Our team talks with firms trying to grow by merging or acquiring a practice and firms who want us to find them a practice to merge or sell into. Many of these discussions revolve around succession planning (or a lack of it) that put them in their current position.
Below we have summarized the “why” succession had gotten to this point.
Extended Life. It was easier for accountants to retire when life expectancies were shorter. Modern medicine, combined with more information on healthier lifestyles, has changed the traditional retirement date. When partners elect to stay beyond traditional retirement dates, it sends a message. Staff interprets that as leadership opportunities will not be available anytime soon. As a result, many of the stronger potential leaders see this occurring and leave. What’s left in the firm, is often a gap from partners to professional staff, or the potential partners who do stay may be more technically skilled. This leads to the next point.
Staff Shortages. The industry is suffering across the board with staffing. This started in the late 90’s when the technology bubble was emerging. Many potential accountants opted to go into the tech world, reducing the labor pool of future CPAs. In addition, the CPA profession imposed a five-year degree requirement, which drove away more students. As a result, those who did go into accounting were often just given work for the last twenty years. They were so consumed with work that they were not needed to bring in new business. The existing partners kept bringing in the new clients and networking.
Now, those forty to fifty-year-old professionals who want to be partners, or the next Managing Partner, have minimal to no sales capabilities and no referral networks. The existing, aging partner team looks at this situation, understands the team below them is technically skilled, but lacks any ability to bring in new work and feels it is too late to train them. They are probably right. Those managers in “production only” positions will most likely not be able to develop enough new business to support an internal buyout. Their only logical option is to sell or merge upward.

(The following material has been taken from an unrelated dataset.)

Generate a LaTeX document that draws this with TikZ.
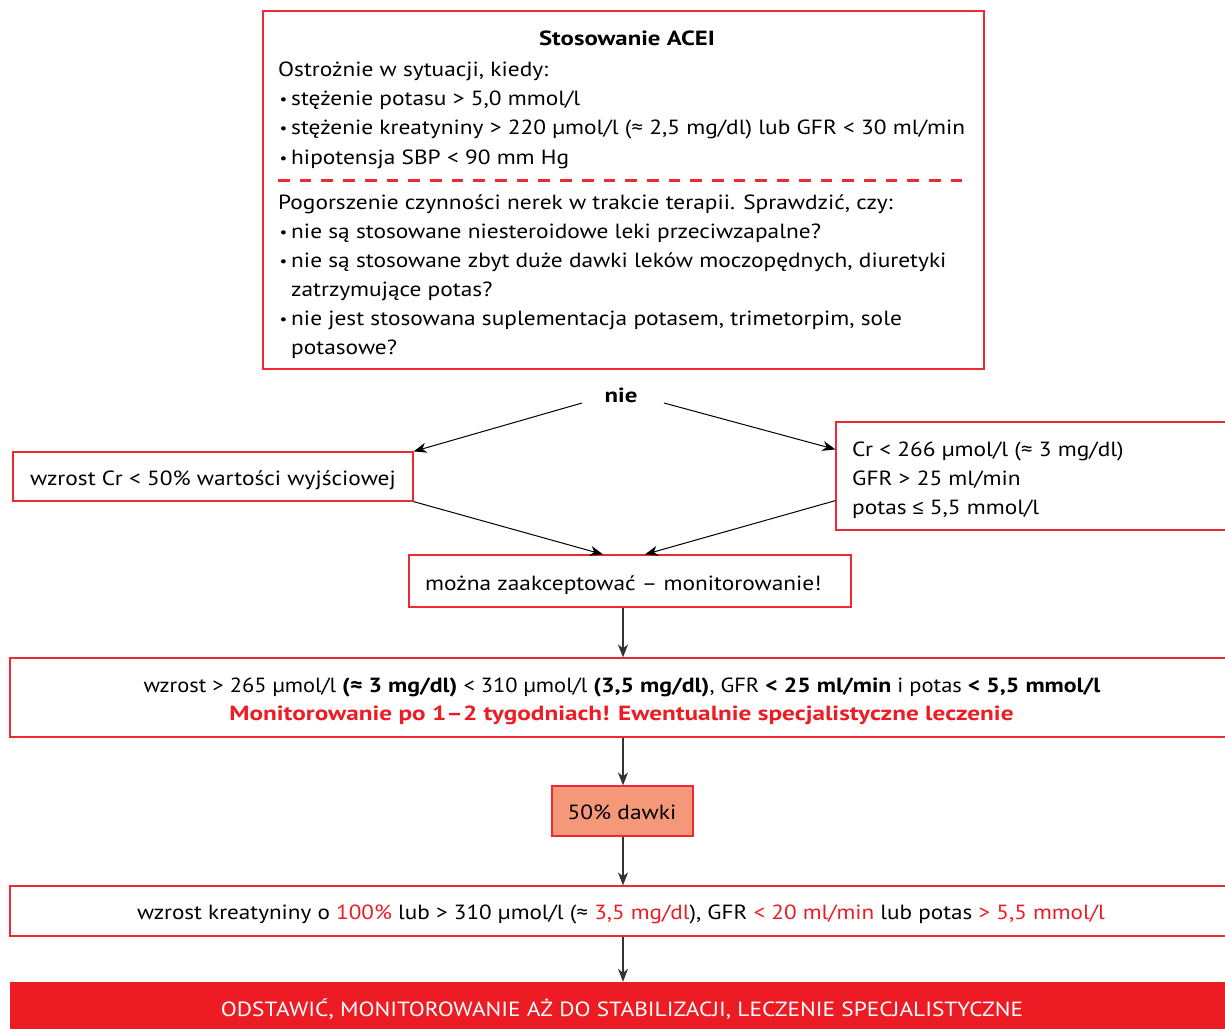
\documentclass[tikz,border=0pt]{standalone}
\usepackage{graphicx}
\usepackage{fontspec}
\setmainfont{PT Sans}[FakeStretch=1.14,BoldFeatures={FakeStretch=1.21}]
\newfontfamily\symf{Liberation Sans}[FakeStretch=0.95]
\usetikzlibrary{arrows.meta,calc}
\definecolor{boxred}{RGB}{236,42,52}
\definecolor{txtred}{RGB}{237,28,36}
\definecolor{salmon}{RGB}{245,152,122}
\newcommand\fsz{\fontsize{20.5}{29.3}\selectfont}
\newcommand\bul{\makebox[12pt][l]{\hspace{0.5pt}\raisebox{0.6pt}{\fontsize{15}{15}\selectfont •}}}
\newcommand\leqs{{\symf ≤}}
\begin{document}
\begin{tikzpicture}[x=1pt,y=-1pt,
  box/.style={draw=boxred,line width=1.2pt,fill=white,inner sep=0pt},
  txt/.style={inner sep=0pt,anchor=base west,font=\fsz},
  ctxt/.style={inner sep=0pt,anchor=base,font=\fsz},
  arr/.style={draw=black,line width=1pt,-{Stealth[length=13pt,width=10pt,inset=4pt]}},
  varr/.style={arr,draw=black!80,line width=1.4pt}]
\useasboundingbox (0,0) rectangle (1225,1028);
\clip (0,0) rectangle (1225,1028);
\fill[white] (0,0) rectangle (1225,1028);

% top box
\node[box,minimum width=721pt,minimum height=358pt] (acei) at (623.5,190) {};
\node[ctxt,font=\fsz\bfseries] (t0) at (627,45) {Stosowanie ACEI};
\node[txt] (t1) at (278,76) {Ostrożnie w sytuacji, kiedy:};
\node[txt] (t2) at (279,105) {\bul stężenie potasu > 5,0 mmol/l};
\node[txt] (t3) at (279,134.5) {\bul stężenie kreatyniny > 220 µmol/l (≈ 2,5 mg/dl) lub GFR < 30 ml/min};
\node[txt] (t4) at (279,164) {\bul hipotensja SBP < 90 mm Hg};
\coordinate (dA) at (278,180.5);
\coordinate (dB) at (969,180.5);
\draw[boxred,line width=2.6pt,dash pattern=on 11.7pt off 10pt] (dA) -- (dB);
\node[txt] (t5) at (278,209) {Pogorszenie czynności nerek w trakcie terapii. Sprawdzić, czy:};
\node[txt] (t6) at (279,238) {\bul nie są stosowane niesteroidowe leki przeciwzapalne?};
\node[txt] (t7) at (279,267) {\bul nie są stosowane zbyt duże dawki leków moczopędnych, diuretyki};
\node[txt] (t8) at (291,296) {zatrzymujące potas?};
\node[txt] (t9) at (279,325) {\bul nie jest stosowana suplementacja potasem, trimetorpim, sole};
\node[txt] (t10) at (291,354.5) {potasowe?};

% nie
\node[ctxt,font=\fsz\bfseries] (nie) at (621,402) {nie};
\coordinate (nL) at (582,403);
\coordinate (nR) at (664,403);

% left / right boxes
\node[box,minimum width=400pt,minimum height=49pt] (lbox) at (213,476.5) {};
\node[ctxt] (ltxt) at (213,485) {wzrost Cr < 50\% wartości wyjściowej};
\node[box,minimum width=398pt,minimum height=108pt] (rbox) at (1035,476) {};
\node[txt] (r1) at (852,456) {Cr < 266 µmol/l (≈ 3 mg/dl)};
\node[txt] (r2) at (852,485) {GFR > 25 ml/min};
\node[txt] (r3) at (852,514) {potas \leqs{} 5,5 mmol/l};

% middle
\node[box,minimum width=442pt,minimum height=52pt] (mid) at (630,581) {};
\node[txt] (mtxt) at (425,590) {można zaakceptować – monitorowanie!};

% box 3
\node[box,minimum width=1224pt,minimum height=79pt] (box3) at (622,697.5) {};
\node[ctxt] (b31) at (622,692) {\scalebox{0.961}[1]{wzrost > 265 µmol/l \textbf{(≈ 3 mg/dl)} < 310 µmol/l \textbf{(3,5 mg/dl)}, GFR \textbf{< 25 ml/min} i potas \textbf{< 5,5 mmol/l}}};
\node[ctxt,font=\fsz\bfseries,text=txtred] (b32) at (621.5,720) {\scalebox{1.017}[1]{Monitorowanie po 1–2 tygodniach! Ewentualnie specjalistyczne leczenie}};

% 50% box
\node[box,fill=salmon,minimum width=141pt,minimum height=50pt] (half) at (622.5,811) {};
\node[ctxt] (htxt) at (622,819) {50\% dawki};

% box 4
\node[box,minimum width=1224pt,minimum height=50pt] (box4) at (622,911) {};
\node[ctxt] (b4) at (621,919) {\scalebox{0.991}[1]{wzrost kreatyniny o \textcolor{txtred}{100\%} lub > 310 µmol/l (≈ \textcolor{txtred}{3,5 mg/dl}), GFR \textcolor{txtred}{< 20 ml/min} lub potas \textcolor{txtred}{> 5,5 mmol/l}}};

% bottom bar
\node[fill=txtred,draw=none,inner sep=0pt,minimum width=1224pt,minimum height=52pt] (bar) at (622,1008) {};
\node[ctxt,text=white] (bartxt) at (622,1016) {ODSTAWIĆ, MONITOROWANIE AŻ DO STABILIZACJI, LECZENIE SPECJALISTYCZNE};

% connectors
\coordinate (col) at (623,0);
\draw[arr] (nL) -- (lbox.north east);
\draw[arr] (nR) -- ([yshift=-28pt]rbox.north west);
\draw[arr] (lbox.south east) -- ([xshift=-27pt]mid.north);
\draw[arr] ([yshift=30pt]rbox.south west) -- ([xshift=15pt]mid.north);
\draw[varr] (mid.south -| col) -- (box3.north -| col);
\draw[varr] (box3.south -| col) -- (half.north -| col);
\draw[varr] (half.south -| col) -- (box4.north -| col);
\draw[varr] (box4.south -| col) -- (bar.north -| col);
\end{tikzpicture}
\end{document}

It is too risky for the leadership team to chance their buyout if a large percentage of the next level down cannot sell. Honestly, when we talk to the next level down, most of them prefer to merge up because professionals who had not sold or made it rain for the last twenty years are afraid of having to try to sell. The next level also knows that the financial side of the buyout will require adding new clients to thrive, so it is really a win/win for all parties to go upward, if a succession team has not been groomed to bring in new business.
Partner Autonomy. This is a big factor. It is easier to run a firm the way the individual(s) like it rather than to be accountable to a bigger group. Partners running small to mid-size firms can take time off when they want to, spend money how they want to spend it, make all the decisions, and not have to follow someone else’s processes. They want to be accountable to anyone besides a few people and often that accountability is pretty “loose”.
These factors, combined with technology, are fueling the M&A need.
Many firms compromise their value by not planning or investing in their future. Their professional bench might be a little weak due to the potential leadership that left because they did not see a good path. Other firms might see diminished value because they waited too long to begin seeking a transition, or did not allow enough quality client transition time. It often takes more than six-months to transition a material client load.